(Source code of charts)
§
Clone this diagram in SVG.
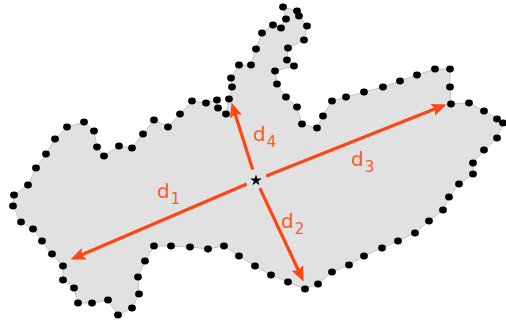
<svg xmlns="http://www.w3.org/2000/svg" width="506" height="322" viewBox="0 0 506 322">
<defs>
<style>
.shape{fill:#e1e1e1;stroke:#c4c4c4;stroke-width:1;stroke-linejoin:round}
.dot{fill:#000}
.arr{stroke:#ff4512;stroke-width:3.2;fill:none;marker-end:url(#ah)}
.lbl{font-family:"DejaVu Sans",Verdana,sans-serif;font-size:20px;fill:#ff5a24}
.sub{font-size:15px}
</style>
<marker id="ah" markerUnits="userSpaceOnUse" markerWidth="16" markerHeight="14" viewBox="0 -6 14 12" refX="9" refY="0" orient="auto">
<path d="M0,-5.5 L13,0 L0,5.5 L2.5,0 z" fill="#ff4512"/>
</marker>
</defs>
<rect width="506" height="322" fill="#fff"/>
<g id="region">
<polygon class="shape" points="13,206 14,195 28,185 36,168 46,154 55,139 67,127 84,122 94,131 97,147 104,156 119,146 132,148 143,134 154,120 168,127 180,114 192,101 206,103 217,100 218,108 226,114 229,99 232,87 231,78 239,65 251,65 256,49 262,33 273,25 281,28 286,19 283,7 297,11 299,16 307,26 304,40 288,48 287,60 294,66 275,71 277,84 286,97 297,107 302,124 317,128 323,116 332,101 346,97 364,92 383,87 400,81 417,75 435,69 450,69 450,87 451,104 469,103 484,111 497,119 503,123 497,138 484,150 473,163 473,174 459,184 449,197 443,210 429,221 415,233 398,241 382,248 364,256 349,265 332,272 318,284 305,289 288,282 271,275 255,266 239,256 224,246 208,249 190,247 171,246 154,246 145,261 138,277 139,294 132,308 118,315 108,300 92,303 78,303 74,288 63,280 63,266 52,254 42,241 33,229 21,222"/>
</g>
<g id="boundary-points">
<ellipse class="dot" cx="13" cy="206" rx="3.9" ry="3.4"/>
<ellipse class="dot" cx="14" cy="195" rx="3.9" ry="3.4"/>
<ellipse class="dot" cx="28" cy="185" rx="3.9" ry="3.4"/>
<ellipse class="dot" cx="36" cy="168" rx="3.9" ry="3.4"/>
<ellipse class="dot" cx="46" cy="154" rx="3.9" ry="3.4"/>
<ellipse class="dot" cx="55" cy="139" rx="3.9" ry="3.4"/>
<ellipse class="dot" cx="67" cy="127" rx="3.9" ry="3.4"/>
<ellipse class="dot" cx="84" cy="122" rx="3.9" ry="3.4"/>
<ellipse class="dot" cx="94" cy="131" rx="3.9" ry="3.4"/>
<ellipse class="dot" cx="97" cy="147" rx="3.9" ry="3.4"/>
<ellipse class="dot" cx="104" cy="156" rx="3.9" ry="3.4"/>
<ellipse class="dot" cx="119" cy="146" rx="3.9" ry="3.4"/>
<ellipse class="dot" cx="132" cy="148" rx="3.9" ry="3.4"/>
<ellipse class="dot" cx="143" cy="134" rx="3.9" ry="3.4"/>
<ellipse class="dot" cx="154" cy="120" rx="3.9" ry="3.4"/>
<ellipse class="dot" cx="168" cy="127" rx="3.9" ry="3.4"/>
<ellipse class="dot" cx="180" cy="114" rx="3.9" ry="3.4"/>
<ellipse class="dot" cx="192" cy="101" rx="3.9" ry="3.4"/>
<ellipse class="dot" cx="206" cy="103" rx="3.9" ry="3.4"/>
<ellipse class="dot" cx="217" cy="100" rx="3.9" ry="3.4"/>
<ellipse class="dot" cx="218" cy="108" rx="3.9" ry="3.4"/>
<ellipse class="dot" cx="226" cy="114" rx="3.9" ry="3.4"/>
<ellipse class="dot" cx="229" cy="99" rx="3.9" ry="3.4"/>
<ellipse class="dot" cx="232" cy="87" rx="3.9" ry="3.4"/>
<ellipse class="dot" cx="231" cy="78" rx="3.9" ry="3.4"/>
<ellipse class="dot" cx="239" cy="65" rx="3.9" ry="3.4"/>
<ellipse class="dot" cx="251" cy="65" rx="3.9" ry="3.4"/>
<ellipse class="dot" cx="256" cy="49" rx="3.9" ry="3.4"/>
<ellipse class="dot" cx="262" cy="33" rx="3.9" ry="3.4"/>
<ellipse class="dot" cx="273" cy="25" rx="3.9" ry="3.4"/>
<ellipse class="dot" cx="281" cy="28" rx="3.9" ry="3.4"/>
<ellipse class="dot" cx="286" cy="19" rx="3.9" ry="3.4"/>
<ellipse class="dot" cx="283" cy="7" rx="3.9" ry="3.4"/>
<ellipse class="dot" cx="297" cy="11" rx="3.9" ry="3.4"/>
<ellipse class="dot" cx="299" cy="16" rx="3.9" ry="3.4"/>
<ellipse class="dot" cx="307" cy="26" rx="3.9" ry="3.4"/>
<ellipse class="dot" cx="304" cy="40" rx="3.9" ry="3.4"/>
<ellipse class="dot" cx="288" cy="48" rx="3.9" ry="3.4"/>
<ellipse class="dot" cx="287" cy="60" rx="3.9" ry="3.4"/>
<ellipse class="dot" cx="294" cy="66" rx="3.9" ry="3.4"/>
<ellipse class="dot" cx="275" cy="71" rx="3.9" ry="3.4"/>
<ellipse class="dot" cx="277" cy="84" rx="3.9" ry="3.4"/>
<ellipse class="dot" cx="286" cy="97" rx="3.9" ry="3.4"/>
<ellipse class="dot" cx="297" cy="107" rx="3.9" ry="3.4"/>
<ellipse class="dot" cx="302" cy="124" rx="3.9" ry="3.4"/>
<ellipse class="dot" cx="317" cy="128" rx="3.9" ry="3.4"/>
<ellipse class="dot" cx="323" cy="116" rx="3.9" ry="3.4"/>
<ellipse class="dot" cx="332" cy="101" rx="3.9" ry="3.4"/>
<ellipse class="dot" cx="346" cy="97" rx="3.9" ry="3.4"/>
<ellipse class="dot" cx="364" cy="92" rx="3.9" ry="3.4"/>
<ellipse class="dot" cx="383" cy="87" rx="3.9" ry="3.4"/>
<ellipse class="dot" cx="400" cy="81" rx="3.9" ry="3.4"/>
<ellipse class="dot" cx="417" cy="75" rx="3.9" ry="3.4"/>
<ellipse class="dot" cx="435" cy="69" rx="3.9" ry="3.4"/>
<ellipse class="dot" cx="450" cy="69" rx="3.9" ry="3.4"/>
<ellipse class="dot" cx="450" cy="87" rx="3.9" ry="3.4"/>
<ellipse class="dot" cx="451" cy="104" rx="3.9" ry="3.4"/>
<ellipse class="dot" cx="469" cy="103" rx="3.9" ry="3.4"/>
<ellipse class="dot" cx="484" cy="111" rx="3.9" ry="3.4"/>
<ellipse class="dot" cx="497" cy="119" rx="3.9" ry="3.4"/>
<ellipse class="dot" cx="503" cy="123" rx="3.9" ry="3.4"/>
<ellipse class="dot" cx="497" cy="138" rx="3.9" ry="3.4"/>
<ellipse class="dot" cx="484" cy="150" rx="3.9" ry="3.4"/>
<ellipse class="dot" cx="473" cy="163" rx="3.9" ry="3.4"/>
<ellipse class="dot" cx="473" cy="174" rx="3.9" ry="3.4"/>
<ellipse class="dot" cx="459" cy="184" rx="3.9" ry="3.4"/>
<ellipse class="dot" cx="449" cy="197" rx="3.9" ry="3.4"/>
<ellipse class="dot" cx="443" cy="210" rx="3.9" ry="3.4"/>
<ellipse class="dot" cx="429" cy="221" rx="3.9" ry="3.4"/>
<ellipse class="dot" cx="415" cy="233" rx="3.9" ry="3.4"/>
<ellipse class="dot" cx="398" cy="241" rx="3.9" ry="3.4"/>
<ellipse class="dot" cx="382" cy="248" rx="3.9" ry="3.4"/>
<ellipse class="dot" cx="364" cy="256" rx="3.9" ry="3.4"/>
<ellipse class="dot" cx="349" cy="265" rx="3.9" ry="3.4"/>
<ellipse class="dot" cx="332" cy="272" rx="3.9" ry="3.4"/>
<ellipse class="dot" cx="318" cy="284" rx="3.9" ry="3.4"/>
<ellipse class="dot" cx="305" cy="289" rx="3.9" ry="3.4"/>
<ellipse class="dot" cx="288" cy="282" rx="3.9" ry="3.4"/>
<ellipse class="dot" cx="271" cy="275" rx="3.9" ry="3.4"/>
<ellipse class="dot" cx="255" cy="266" rx="3.9" ry="3.4"/>
<ellipse class="dot" cx="239" cy="256" rx="3.9" ry="3.4"/>
<ellipse class="dot" cx="224" cy="246" rx="3.9" ry="3.4"/>
<ellipse class="dot" cx="208" cy="249" rx="3.9" ry="3.4"/>
<ellipse class="dot" cx="190" cy="247" rx="3.9" ry="3.4"/>
<ellipse class="dot" cx="171" cy="246" rx="3.9" ry="3.4"/>
<ellipse class="dot" cx="154" cy="246" rx="3.9" ry="3.4"/>
<ellipse class="dot" cx="145" cy="261" rx="3.9" ry="3.4"/>
<ellipse class="dot" cx="138" cy="277" rx="3.9" ry="3.4"/>
<ellipse class="dot" cx="139" cy="294" rx="3.9" ry="3.4"/>
<ellipse class="dot" cx="132" cy="308" rx="3.9" ry="3.4"/>
<ellipse class="dot" cx="118" cy="315" rx="3.9" ry="3.4"/>
<ellipse class="dot" cx="108" cy="300" rx="3.9" ry="3.4"/>
<ellipse class="dot" cx="92" cy="303" rx="3.9" ry="3.4"/>
<ellipse class="dot" cx="78" cy="303" rx="3.9" ry="3.4"/>
<ellipse class="dot" cx="74" cy="288" rx="3.9" ry="3.4"/>
<ellipse class="dot" cx="63" cy="280" rx="3.9" ry="3.4"/>
<ellipse class="dot" cx="63" cy="266" rx="3.9" ry="3.4"/>
<ellipse class="dot" cx="52" cy="254" rx="3.9" ry="3.4"/>
<ellipse class="dot" cx="42" cy="241" rx="3.9" ry="3.4"/>
<ellipse class="dot" cx="33" cy="229" rx="3.9" ry="3.4"/>
<ellipse class="dot" cx="21" cy="222" rx="3.9" ry="3.4"/>
</g>
<g id="connectors">
<path class="arr" d="M266.2,175.9 L442.2,106.1"/>
<path class="arr" d="M246.8,184 L74.8,257.8"/>
<path class="arr" d="M252.7,169.5 L232.9,106.9"/>
<path class="arr" d="M259.8,188.1 L301.7,277.3"/>
</g>
<g id="centroid">
<polygon points="256,174.5 257.4,178.6 261.7,178.6 258.2,181.2 259.5,185.3 256,182.8 252.5,185.3 253.8,181.2 250.3,178.6 254.6,178.6" fill="#000"/>
</g>
<g id="labels">
<text class="lbl" x="157" y="198">d<tspan class="sub" dx="1" dy="6">1</tspan></text>
<text class="lbl" x="281" y="228">d<tspan class="sub" dx="1" dy="6">2</tspan></text>
<text class="lbl" x="351" y="166">d<tspan class="sub" dx="1" dy="6">3</tspan></text>
<text class="lbl" x="253" y="141">d<tspan class="sub" dx="1" dy="6">4</tspan></text>
</g>
</svg>
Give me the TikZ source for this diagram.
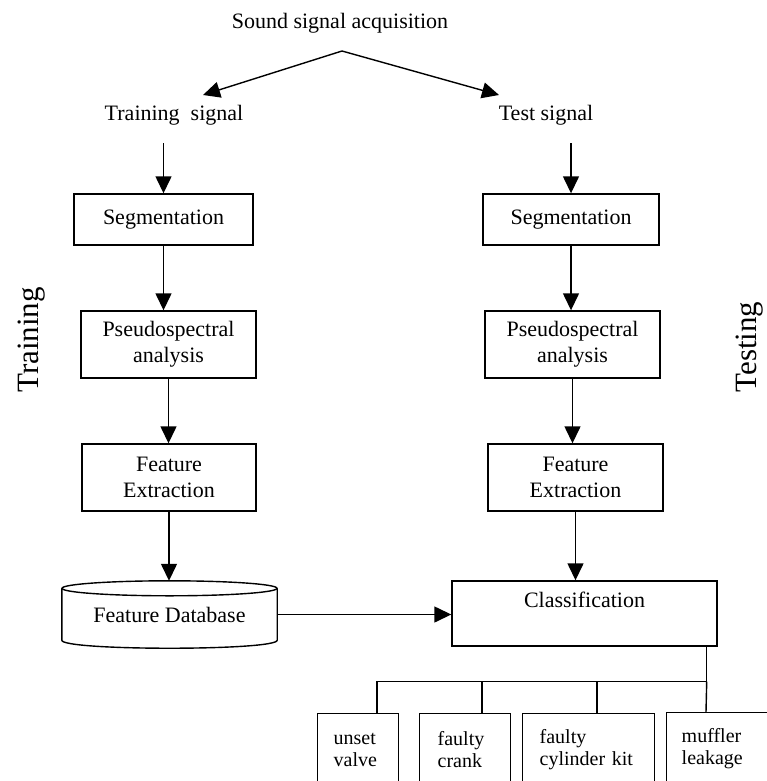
\documentclass[tikz,border=0pt]{standalone}
\usepackage{fontspec}
\setmainfont{Liberation Serif}
\usetikzlibrary{arrows.meta}
\begin{document}
\begin{tikzpicture}[x=1pt,y=-1pt,
  line/.style={line width=1.4pt, draw=black},
  arr/.style={line, -{Triangle[length=17pt,width=16pt]}},
  box/.style={line, rectangle, inner sep=0pt, align=center, font=\fontsize{22}{26}\selectfont},
  txt/.style={inner sep=0pt, font=\fontsize{22}{26}\selectfont},
  sbox/.style={line, rectangle, inner ysep=0pt, anchor=north west, minimum height=72pt,
    align=left, font=\fontsize{20}{22}\selectfont},
  side/.style={inner sep=0pt, rotate=90, font=\fontsize{31}{31}\selectfont}]
\useasboundingbox (0,0) rectangle (766,781);

% top
\node[txt] (src) at (340,23) {Sound signal acquisition};
\coordinate (apex) at (342,51);
\node[txt] (trs) at (174,115) {Training\ \ signal};
\node[txt] (tss) at (546,115) {Test signal};
\coordinate (tipL) at (203,95);
\coordinate (tipR) at (499,95);
\draw[arr] (apex) -- (tipL);
\draw[arr] (apex) -- (tipR);

% side labels
\node[side] (trn) at (32,340) {Training};
\node[side] (tst) at (750,347) {Testing};

% training column
\node[box, minimum width=179pt, minimum height=51pt] (segL) at (163.5,219.5) {Segmentation};
\node[box, minimum width=175pt, minimum height=67pt] (psL) at (168.5,344.5) {Pseudospectral\\analysis};
\node[box, minimum width=174pt, minimum height=67pt] (feL) at (169,477.5) {Feature\\Extraction};
\node[txt, minimum width=215pt, minimum height=67pt] (db) at (169.5,614.5) {Feature Database};
\draw[line] ([yshift=-7.5pt]db.north) ellipse [x radius=107.5pt, y radius=7.5pt];
\draw[line] ([yshift=-7.5pt]db.north west) -- ([yshift=8pt]db.south west)
  .. controls ([yshift=-2.7pt]db.south west) and ([yshift=-2.7pt]db.south east) .. ([yshift=8pt]db.south east)
  -- ([yshift=-7.5pt]db.north east);

% testing column
\node[box, minimum width=176pt, minimum height=51pt] (segR) at (571,219.5) {Segmentation};
\node[box, minimum width=175pt, minimum height=67pt] (psR) at (572.5,344.5) {Pseudospectral\\analysis};
\node[box, minimum width=175pt, minimum height=67pt] (feR) at (575.5,477.5) {Feature\\Extraction};
\node[box, minimum width=265pt, minimum height=65pt,
  label={[txt, anchor=north, yshift=-12pt]north:Classification}] (cls) at (584.5,613.5) {};

% arrows
\draw[arr] ([yshift=50pt]segL.north) -- (segL.north);
\draw[arr] ([yshift=50pt]segR.north) -- (segR.north);
\draw[arr] (segL.south) -- (segL.south |- psL.north);
\draw[arr] (segR.south) -- (segR.south |- psR.north);
\draw[arr] (psL.south) -- (psL.south |- feL.north);
\draw[arr] (psR.south) -- (psR.south |- feR.north);
\draw[arr] (feL.south) -- (feL.south |- db.north);
\draw[arr] (feR.south) -- (feR.south |- cls.north);
\draw[arr] (db.east) -- (db.east -| cls.west);

% outcome boxes
\node[sbox, inner xsep=16pt, text width=49pt] (b1) at (317,713) {unset\\valve};
\node[sbox, inner xsep=18pt, text width=55pt] (b2) at (419,713) {faulty\\crank};
\node[sbox, inner xsep=17pt, text width=98pt] (b3) at (522,713) {faulty\\cylinder kit};
\node[sbox, inner xsep=15pt, text width=72pt] (b4) at (666,712) {muffler\\leakage};

\coordinate (br) at ([xshift=-11pt]cls.south east);
\coordinate (hub) at ([yshift=-35pt]br);
\draw[line] (br) -- (hub);
\draw[line] (hub) -| ([xshift=60pt]b1.north west);
\draw[line] ([xshift=63pt]b2.north west) -- ([xshift=63pt]b2.north west |- hub);
\draw[line] ([xshift=75pt]b3.north west) -- ([xshift=75pt]b3.north west |- hub);
\draw[line] (hub) -- ([xshift=40pt]b4.north west);
\end{tikzpicture}
\end{document}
§
[EXERCISE PROMPT] Copy down every line of the material above that includes the string "this".

[ANSWER TO THE TASK]
Clone this diagram in SVG.
Give me the TikZ source for this diagram.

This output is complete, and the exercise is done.